Posted by Chelsea Rink
It isn’t news anymore that publications around the globe are struggling to keep up their readership. It’s not news that the journalism industry is undergoing some vast changes. However, there have been a handful of recently significant occurrences within the world of news output worth noting – specifically regarding the switch to digital-first publications.
Most recently, Newsweek announced its decision to switch to a subscription-based digital publication. According to Newspaper Death Watch, Paul Gillin’s blog documenting the changes to and decline of readership in newspaper publication, Newsweek’s switch did not necessarily come as a surprise. With Newsweek gone from street vendor stands following competitor US News & World Report – which exited the print publication scene two years ago – now only Time magazine continues to publish its print edition. But how long will this last?
AdWeek believes it won’t last long. Based on previous switches to digital-first strategies – exemplified by the Journal Register, Co.’s bankruptcy in early September after its switch to digital-first media – this medium has yet to create a successful model. Unless Newsweek can accumulate thousands of subscribers with their new online edition, AdWeek suggests they could quietly fold.
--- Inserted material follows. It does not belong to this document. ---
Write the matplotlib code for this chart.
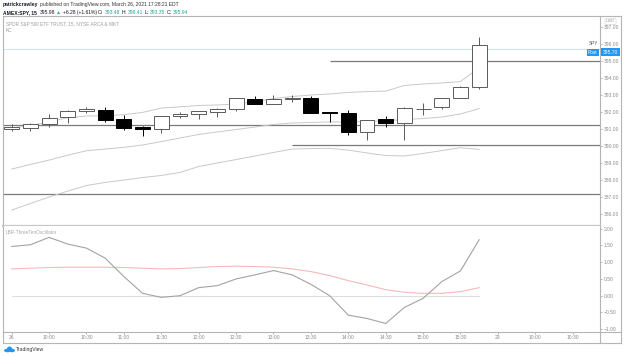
import matplotlib
matplotlib.use('Agg')
import matplotlib.pyplot as plt
from matplotlib.patches import Rectangle, Ellipse
from matplotlib.lines import Line2D

plt.rcParams['font.family'] = ['Liberation Sans', 'DejaVu Sans']

W, H = 624, 357

# 15 min bars of SPY, 26 Mar 2021, 9:30 .. 15:45
opens = [390.98, 391.08, 391.30, 391.69, 392.06, 392.11, 391.57, 391.10, 391.00, 391.75,
         391.87, 392.02, 392.16, 392.77, 392.49, 392.78, 392.81, 392.02, 391.96, 390.84,
         391.57, 391.34, 392.17, 392.28, 392.85, 393.48]
highs = [391.28, 391.37, 391.89, 392.10, 392.32, 392.30, 391.83, 391.20, 391.77, 391.99,
         392.08, 392.26, 392.85, 392.95, 393.01, 393.01, 392.95, 392.02, 392.12, 391.55,
         391.79, 392.28, 392.55, 392.83, 393.56, 396.41]
lows = [390.88, 390.90, 391.10, 391.34, 391.96, 391.43, 390.96, 390.61, 390.75, 391.67,
        391.59, 391.73, 392.06, 392.47, 392.47, 392.60, 391.94, 391.40, 390.65, 390.35,
        391.14, 390.35, 391.83, 392.18, 392.83, 393.35]
closes = [391.10, 391.28, 391.67, 392.08, 392.16, 391.53, 391.06, 391.00, 391.75, 391.89,
          392.05, 392.16, 392.81, 392.49, 392.77, 392.84, 391.96, 391.95, 390.84, 391.53,
          391.34, 392.26, 392.19, 392.81, 393.50, 395.94]

# Keltner channel
kc_upper = [391.06, 391.21, 391.42, 391.67, 391.77, 391.79, 391.85, 391.98, 392.24, 392.31,
            392.39, 392.42, 392.48, 392.62, 392.80, 392.92, 393.01, 393.07, 393.16, 393.21,
            393.24, 393.57, 393.66, 393.72, 393.80, 394.63]
kc_middle = [388.64, 388.91, 389.17, 389.46, 389.72, 389.82, 389.92, 390.06, 390.26, 390.47,
             390.68, 390.83, 390.97, 391.12, 391.27, 391.36, 391.39, 391.42, 391.42, 391.44,
             391.50, 391.56, 391.62, 391.71, 391.89, 392.21]
kc_lower = [386.22, 386.61, 386.99, 387.34, 387.67, 387.85, 387.99, 388.14, 388.26, 388.44,
            388.79, 389.00, 389.20, 389.41, 389.62, 389.82, 389.85, 389.86, 389.76, 389.59,
            389.44, 389.41, 389.56, 389.73, 389.90, 389.80]

# LBR 3/10 oscillator
osc = [1.47, 1.52, 1.74, 1.54, 1.42, 1.12, 0.57, 0.07, -0.05, 0.00,
       0.24, 0.30, 0.50, 0.62, 0.75, 0.62, 0.34, 0.00, -0.58, -0.68,
       -0.83, -0.35, -0.08, 0.42, 0.74, 1.67]
osc_signal = [0.80, 0.82, 0.84, 0.85, 0.85, 0.85, 0.84, 0.82, 0.80, 0.81,
              0.84, 0.87, 0.88, 0.87, 0.85, 0.80, 0.72, 0.60, 0.45, 0.32,
              0.18, 0.10, 0.07, 0.07, 0.12, 0.24]

# drawn levels: price and bar index where the line starts
level_prices = [391.22, 387.18, 395.00, 390.04]
level_starts = [-1, -1, 17, 15]
post_price = 395.70

time_ticks = list(range(0, 31, 2))
time_labels = ['26', '10:00', '10:30', '11:00', '11:30', '12:00', '12:30', '13:00', '13:30',
               '14:00', '14:30', '15:00', '15:30', '29', '10:00', '10:30']
price_ticks = list(range(386, 398))
osc_ticks = [-1.0, -0.5, 0.0, 0.5, 1.0, 1.5, 2.0]


def fx(px):
    return px / W


def fy(py):
    return 1 - py / H


fig = plt.figure(figsize=(W / 100, H / 100), dpi=100)
fig.patch.set_facecolor('white')

ax = fig.add_axes([fx(3), fy(226), fx(597), fy(16) - fy(226)])
ax2 = fig.add_axes([fx(3), fy(331.5), fx(597), fy(226) - fy(331.5)])

xmin, xmax = -0.465, 31.46
n = len(opens)
idx = list(range(n))

# main pane
ax.axhline(post_price, color='#cfe4fa', lw=0.7, zorder=0.5)
for p, s in zip(level_prices, level_starts):
    ax.hlines(p, max(s, xmin), xmax, color='#7a7a7a', lw=0.9, zorder=1)
for band in (kc_upper, kc_middle, kc_lower):
    ax.plot(idx, band, color='#c9c9c9', lw=0.7, zorder=1.5)

for i in idx:
    o, h, l, c = opens[i], highs[i], lows[i], closes[i]
    up = c >= o
    col = '#5a5a5a' if up else '#000000'
    ax.vlines(i, l, h, color=col, lw=0.7, zorder=3)
    ax.add_patch(Rectangle((i - 0.4, min(o, c)), 0.8, max(abs(c - o), 0.02),
                           facecolor='white' if up else 'black', edgecolor=col,
                           lw=0.7, zorder=4))

ax.set_xlim(xmin, xmax)
ax.set_ylim(385.28, 397.67)
ax.set_xticks([])
ax.yaxis.tick_right()
ax.set_yticks(price_ticks)
ax.set_yticklabels([f'{v:.2f}' for v in price_ticks])
ax.tick_params(axis='y', length=1.5, width=0.5, color='#9a9a9a', labelsize=3.6,
               labelcolor='#8c8c8c', pad=1.3)

# lower pane
ax2.plot([0, n - 1], [0, 0], color='#dedede', lw=0.8, zorder=1)
ax2.plot(idx, osc_signal, color='#f7b9b9', lw=0.8, zorder=2)
ax2.plot(idx, osc, color='#a3a3a3', lw=0.8, zorder=3)
ax2.set_xlim(xmin, xmax)
ax2.set_ylim(-1.069, 2.08)
ax2.yaxis.tick_right()
ax2.set_yticks(osc_ticks)
ax2.set_yticklabels([f'{v:.2f}'.replace('-', '\u2212') for v in osc_ticks])
ax2.set_xticks(time_ticks)
ax2.set_xticklabels(time_labels)
ax2.tick_params(axis='y', length=1.5, width=0.5, color='#9a9a9a', labelsize=3.6,
                labelcolor='#8c8c8c', pad=1.3)
ax2.tick_params(axis='x', length=1.3, width=0.5, color='#9a9a9a', labelsize=3.6,
                labelcolor='#8c8c8c', pad=1.0)

for a in (ax, ax2):
    for side in ('left', 'right', 'top', 'bottom'):
        a.spines[side].set_color('#b5b5b5')
        a.spines[side].set_linewidth(0.8)
ax.spines['bottom'].set_color('#c6c6c6')
ax.spines['bottom'].set_linewidth(1.6)
ax2.spines['top'].set_visible(False)

# outer frame around price and time scales
frame = [((600, 16), (621, 16)), ((621, 16), (621, 343)), ((3, 343), (621, 343)),
         ((3, 331.5), (3, 343)), ((600, 331.5), (600, 343)), ((600, 331.5), (621, 331.5))]
for (x0, y0), (x1, y1) in frame:
    fig.add_artist(Line2D([fx(x0), fx(x1)], [fy(y0), fy(y1)], color='#b5b5b5', lw=0.8))

# price scale badges
fig.text(fx(610.5), fy(21.5), 'USD', fontsize=3.0, color='#9a9a9a', ha='center', va='center',
         bbox=dict(boxstyle='round,pad=0.25', fc='white', ec='#cfcfcf', lw=0.4))
fig.text(fx(598), fy(43.5), 'SPY', fontsize=3.4, color='#555555', ha='right', va='center')
fig.text(fx(597.5), fy(52.3), 'Post', fontsize=3.4, color='white', ha='right', va='center',
         bbox=dict(boxstyle='square,pad=0.25', fc='#2196f3', ec='none'))
fig.text(fx(610.5), fy(52.3), f'{post_price:.2f}', fontsize=3.6, color='white', ha='center',
         va='center', bbox=dict(boxstyle='square,pad=0.3', fc='#2196f3', ec='none'))


def chain(parts, x, y, size):
    # parts: (text, colour, weight, gap in points before the text)
    t = fig.text(fx(x), fy(y), parts[0][0], color=parts[0][1], weight=parts[0][2],
                 fontsize=size, va='bottom')
    for s, col, wt, gap in parts[1:]:
        t = ax.annotate(s, xy=(1, 0), xycoords=t, xytext=(gap, 0), textcoords='offset points',
                        va='bottom', ha='left', color=col, weight=wt, fontsize=size,
                        annotation_clip=False)
    return t


dark = '#131722'
teal = '#26a69a'
sp = 1.0
chain([('patrickcrawley', dark, 'bold'),
       ('published on TradingView.com, March 26, 2021 17:28:21 EDT', '#333333', 'normal', sp)],
      3, 7.2, 3.6)
chain([('AMEX:SPY, 15', dark, 'bold'), ('395.98', dark, 'normal', 2 * sp),
       ('\u25b2', teal, 'normal', sp), ('+6.28 (+1.61%)', dark, 'normal', sp),
       ('O:', dark, 'normal', sp), ('393.48', teal, 'normal', sp),
       ('H:', dark, 'normal', sp), ('396.41', teal, 'normal', sp),
       ('L:', dark, 'normal', sp), ('393.35', teal, 'normal', sp),
       ('C:', dark, 'normal', sp), ('395.94', teal, 'normal', sp)],
      3, 14.8, 3.6)

fig.text(fx(6), fy(23.7), 'SPDR S&P 500 ETF TRUST, 15, NYSE ARCA & MKT', fontsize=3.4,
         color='#9e9e9e', va='center')
fig.text(fx(6), fy(30.5), 'KC', fontsize=3.4, color='#9e9e9e', va='center')
fig.text(fx(6), fy(232.3), 'LBR-ThreeTenOscillator', fontsize=3.4, color='#a8a8a8', va='center')

# TradingView logo: small blue cloud
for cx, cy, w, h in [(7.5, 350.5, 7, 3.5), (9.5, 348.6, 5, 4), (12, 350.5, 6, 3.5)]:
    fig.add_artist(Ellipse((fx(cx), fy(cy)), fx(w), h / H, facecolor='#2196f3',
                           edgecolor='none'))
fig.text(fx(16), fy(349.8), 'TradingView', fontsize=3.6, color='#333333', va='center')

fig.savefig('out.png', dpi=100, facecolor='white')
While a successful model for digital-first technology has not necessarily come into existence, there is something to this developing medium. It’s cheaper and it provides more material and freedom to the reader. And the importance of digital technology – particular cellular technology – is pushing newspapers towards web publications faster and faster. Many college newspapers have begun to experiment with digital publications. Even at the high school level, digital publications are gaining importance. Currently, Johnston High School is looking into creating a news website and in turn adjusting their monthly newspaper to include less news and more features. They have talked about the possibility of eventually eliminating their paper edition altogether.
But here’s a surprise: newspaper revenue is predicted to increase in 2013 – the first time for anything but decline in revenue since 2006. While Borrell Associates say it will only go up by .5%, any increase comes as good news. Maybe the newspaper industry isn’t on the outs after all.
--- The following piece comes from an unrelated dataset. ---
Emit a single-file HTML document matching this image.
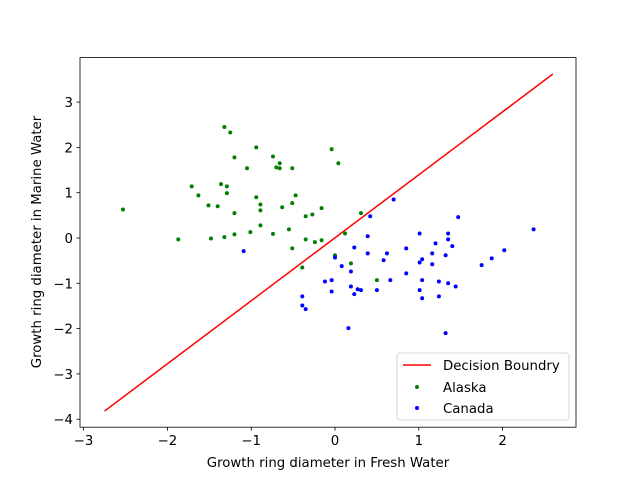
<!DOCTYPE html>
<html><head><meta charset="utf-8"><style>
body{margin:0;background:#fff}
svg{display:block;font-family:"DejaVu Sans","Liberation Sans",sans-serif}
</style></head><body>
<svg id="chart" width="640" height="480" xmlns="http://www.w3.org/2000/svg">
<rect width="640" height="480" fill="#fff"/>
<g id="marks"></g>
<rect x="80" y="57.6" width="496" height="369.6" fill="none" stroke="#000" stroke-width="0.8"/>
<g id="axes"></g>
<text x="328" y="467" font-size="13.3" text-anchor="middle">Growth ring diameter in Fresh Water</text>
<text transform="translate(41,242) rotate(-90)" font-size="13.3" text-anchor="middle">Growth ring diameter in Marine Water</text>
<g>
<rect x="397" y="353" width="172" height="67" rx="3" fill="#fff" fill-opacity="0.8" stroke="#ccc" stroke-width="0.8"/>
<line x1="403" y1="365" x2="431" y2="365" stroke="red" stroke-width="1.5"/>
<text x="443" y="370" font-size="13.3">Decision Boundry</text>
<circle cx="417" cy="387" r="2" fill="green"/>
<text x="443" y="392" font-size="13.3">Alaska</text>
<circle cx="417" cy="408" r="2" fill="blue"/>
<text x="443" y="413" font-size="13.3">Canada</text>
</g>
</svg>
<script>
const xTicks=[-3,-2,-1,0,1,2];
const yTicks=[-4,-3,-2,-1,0,1,2,3];
const boundaryX=[-2.75,2.6];
const boundaryY=[-3.82,3.62];
const alaskaX=[-1.32,-1.25,-0.94,-1.20,-0.74,-0.66,-0.70,-0.66,-0.51,-1.05,-0.04,0.04,-1.71,-1.36,-1.29,-1.29,-1.63,-1.51,-1.40,-0.94,-0.89,-0.89,-0.47,-0.51,-0.63,-0.16,-1.20,-0.35,-0.27,0.31,-2.53,-1.87,-1.48,-1.32,-1.20,-1.01,-0.89,-0.74,-0.55,-0.35,-0.24,-0.16,0.12,-0.51,0.00,0.19,-0.39,0.50];
const alaskaY=[2.45,2.33,2.00,1.78,1.80,1.65,1.56,1.54,1.54,1.54,1.96,1.65,1.14,1.19,1.14,0.99,0.94,0.72,0.70,0.90,0.74,0.61,0.94,0.77,0.68,0.66,0.55,0.48,0.52,0.55,0.63,-0.03,-0.01,0.02,0.08,0.13,0.28,0.09,0.19,-0.03,-0.09,-0.05,0.10,-0.23,-0.38,-0.56,-0.65,-0.93];
const canadaX=[-1.09,0.70,0.42,1.47,2.37,0.39,0.23,0.39,0.62,0.58,0.85,1.01,1.35,1.35,1.20,1.40,1.16,1.32,1.04,1.01,1.16,0.00,0.08,0.19,0.85,2.02,1.87,1.75,-0.12,-0.04,-0.04,0.19,0.27,0.31,0.23,0.50,0.66,1.04,1.24,1.35,1.44,1.01,1.04,1.24,-0.39,-0.39,-0.35,0.16,1.32];
const canadaY=[-0.29,0.85,0.48,0.46,0.19,0.04,-0.21,-0.34,-0.34,-0.49,-0.23,0.10,0.10,-0.03,-0.12,-0.18,-0.34,-0.38,-0.47,-0.54,-0.58,-0.43,-0.62,-0.74,-0.78,-0.27,-0.45,-0.60,-0.96,-0.93,-1.18,-1.07,-1.13,-1.15,-1.24,-1.15,-0.93,-0.93,-0.96,-1.00,-1.07,-1.15,-1.33,-1.29,-1.29,-1.49,-1.57,-1.99,-2.10];
const NS='http://www.w3.org/2000/svg';
function sx(v){return 335+v*83.8;}
function sy(v){return 238-v*45.3;}
const marks=document.getElementById('marks');
const axes=document.getElementById('axes');
function mk(tag,attrs,parent){const e=document.createElementNS(NS,tag);for(const k in attrs)e.setAttribute(k,attrs[k]);parent.appendChild(e);return e;}
const ln=mk('line',{x1:sx(boundaryX[0]),y1:sy(boundaryY[0]),x2:sx(boundaryX[1]),y2:sy(boundaryY[1]),stroke:'red','stroke-width':1.5},marks);


alaskaX.forEach((x,i)=>{const c=mk('circle',{cx:sx(x),cy:sy(alaskaY[i]),r:2,fill:'green'},marks);

});
canadaX.forEach((x,i)=>{const c=mk('circle',{cx:sx(x),cy:sy(canadaY[i]),r:2,fill:'blue'},marks);

});
xTicks.forEach(t=>{const x=sx(t);
const l=mk('line',{x1:x,y1:427.2,x2:x,y2:430.7,stroke:'#000','stroke-width':0.8},axes);


const tx=mk('text',{x:x,y:445,'font-size':13.3,'text-anchor':'middle'},axes);
tx.textContent=(t<0?'\u2212'+(-t):String(t));

});
yTicks.forEach(t=>{const y=sy(t);
const l=mk('line',{x1:76.5,y1:y,x2:80,y2:y,stroke:'#000','stroke-width':0.8},axes);


const tx=mk('text',{x:73,y:y+5,'font-size':13.3,'text-anchor':'end'},axes);
tx.textContent=(t<0?'\u2212'+(-t):String(t));

});
</script>
</body></html>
Personally, I believe publications are wise to keep their print editions running as well as to invest in online editions. At this point, who knows where the industry is headed? The best anyone can do is be knowledgeable in both print and online technologies so that if readers do tend to prefer one medium over the other, and if the future does choose for us one medium over the other, we are well-versed in both.
Should news companies make the switch to digital-first media? Is it worth it to keep the print publications? Should high schools and colleges consider making the switch?